Clinic can diagnose crop ailments
It serves the public, growers, and advisors.
Karen Ward runs WSU’s Plant Pest Diagnostic Clinic.
If you find strange rots or spots on your fruit trees or some mysterious ailment, Washington State University’s Plant Pest Diagnostic Clinic is ready to help out.
Karen Ward, clinic coordinator, accepts plant samples for diagnosis of diseases and disorders. The clinic, based in Pullman, serves growers and advisors, as well as the general public, primarily in central and eastern Washington. A second clinic at the Puyallup Research and Extension Center serves western Washington.
Ward said she’s ready to diagnose anything from a common, but unidentified problem to a new, exotic disease. A grower might notice something wrong with his or her cherries and want to find out the cause. The grower might have checked with a horticulturist and still not found out what’s wrong.

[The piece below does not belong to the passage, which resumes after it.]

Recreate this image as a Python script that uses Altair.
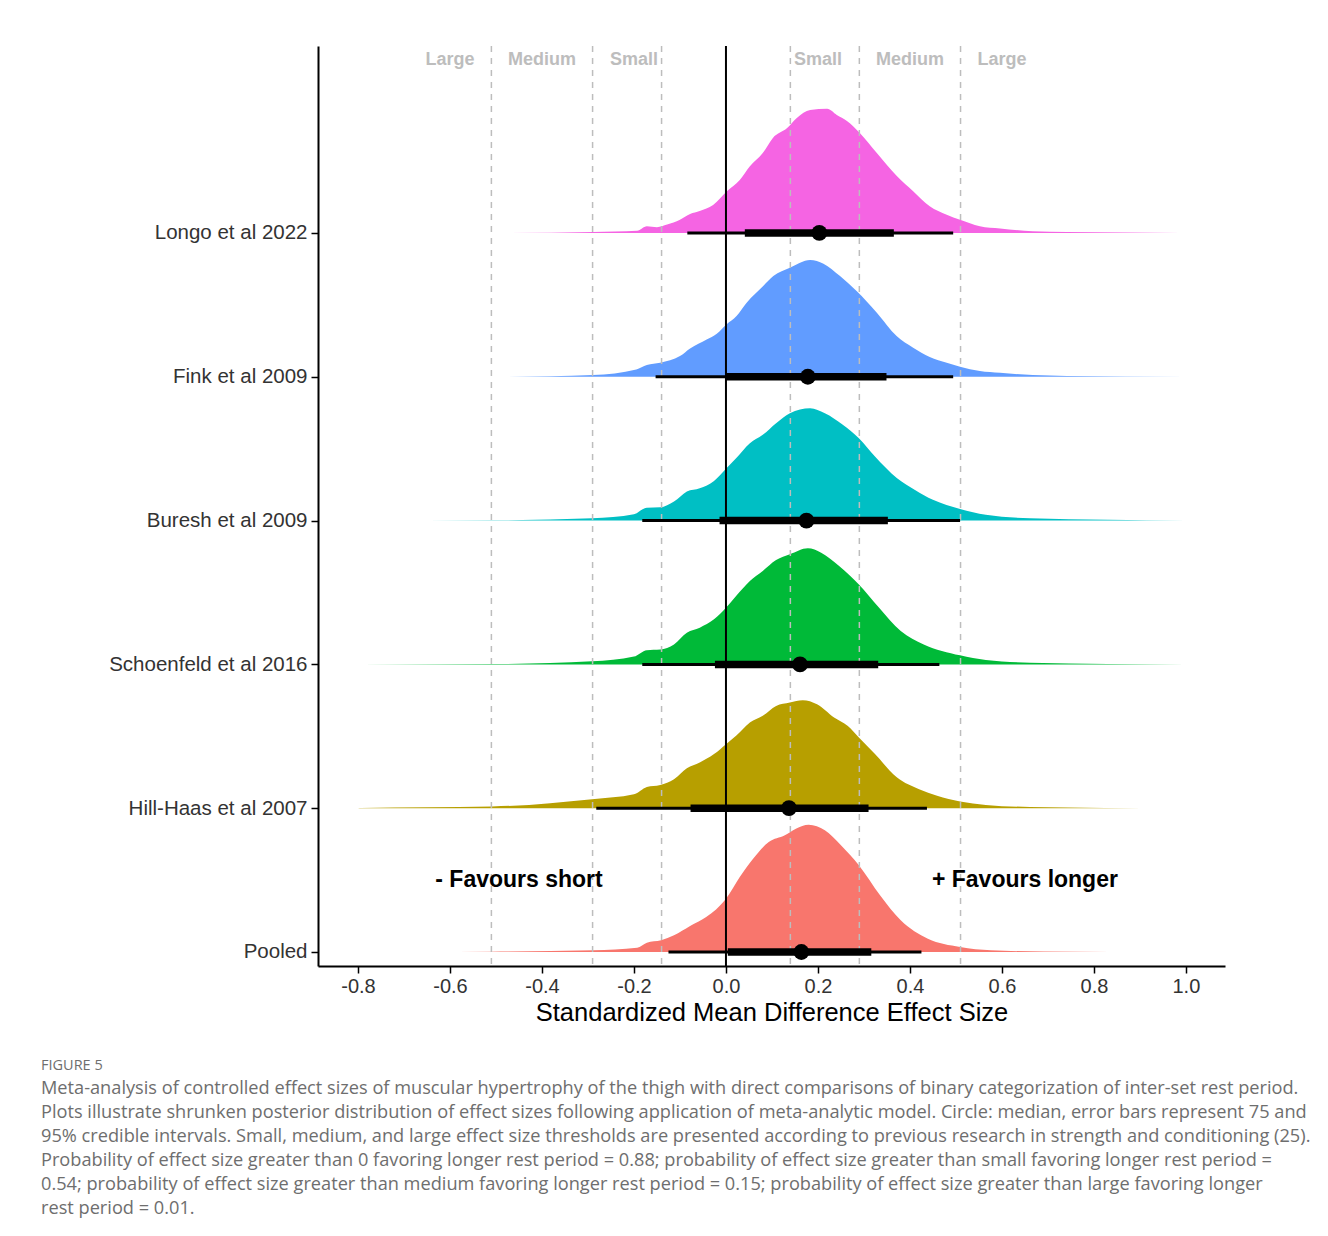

She can diagnose plant samples based on visual examination, pathogen culturing, and by using pathogen-specific test kits. Samples suspected of infection by viruses or phytoplasma are sent to another testing lab. Molecular testing will be available in the future.
Once the problem is diagnosed, Ward can refer the grower or advisor to published recommendations or to an expert who can explain how to treat it.
Ward, who is a plant pathologist with a master’s degree from the University of California, Davis, said growers can also submit insect and arthropod samples, which she will have identified by entomologists.
The cost of a basic diagnosis or insect identification is $25. If pathogen culturing is necessary, the charge is $40.
Samples submitted to the clinic should show the symptoms of concern. They should show various stages of the problem, especially the early stages, which might mean sending several plants. Dead, dry, or decayed samples provide insufficient material for diagnosis.
Many problems originate below ground, so roots and soil should be included when possible for more accurate diagnosis.
It also helps to include a description of the tree, site, irrigation, and pesticide and fertilizer use, as well as detailed information about the problem. When was it first noticed? Is it spreading? If so, how fast? How are trees affected?
Ward was plant disease diagnostician at Utah State University in Logan before joining the new WSU diagnostic clinic in 2010. Previously, WSU did disease diagnosis at its Irrigated Agriculture Research and Extension Center in Prosser.